Au moment de nous quitter, il nous a entraînés vers les pièces où, d’habitude, nous retrouvons les oeuvres permanentes de la Fondation.
Cette fois, tout avait changé…
Les trois statues dont je viens de parler étaient là, sobrement installées dans cette pièce transformée en écrin noir.
Une mise en scène parfaite pour des oeuvres revenues d’un lointain passé…
Après chaque exposition, nous a expliqué le maître des lieux, les murs sont repeints.
En ce moment, la chaude couleur bordeau rappelle les teintes de la Méditerranée.
Lorsque les oeuvres du British Museum feront leur entrée, les chaises installées dans le Temple, coeur des lieux, disparaîtront pour laisser la place à des vitrines.
Raison pour laquelle la saison musicale devra s’interrompre au début de cette future exposition pour ne reprendre qu’en été, avec l’apparition des tableaux de Renoir.

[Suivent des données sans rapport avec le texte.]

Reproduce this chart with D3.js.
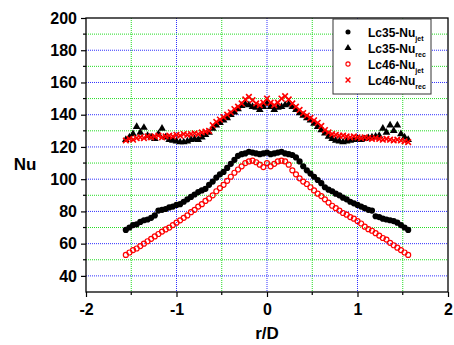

En nous invitant au prochain concert, Monsieur Gianadda nous a dit:
– Ce sera un très beau concert. Vous n’oublierez pas? 

Oublier???
Mais… Comment?
Jamais!

Nous sommes ressortis par les jardins, comment nous le faisons d’habitude.
Il pleuvait.
Aucune importance, nous étions reconnaissants de ce que nous venions de vivre.
Si vous en avez l’occasion, n’hésitez pas, allez voir cette exposition: elle vous fera du bien.
Dans la petite salle où est projeté le film privé, un homme s’est exclamé, hier: « Quelle épopée!! »
Il a raison, c’est une aventure.

Martine Bernier

L’exposition « Méditerranée »  est à visiter jusqu’au 9 février 2014 à la Fondation Gianadda de Martigny, tous les jours de 10 à 18 heures.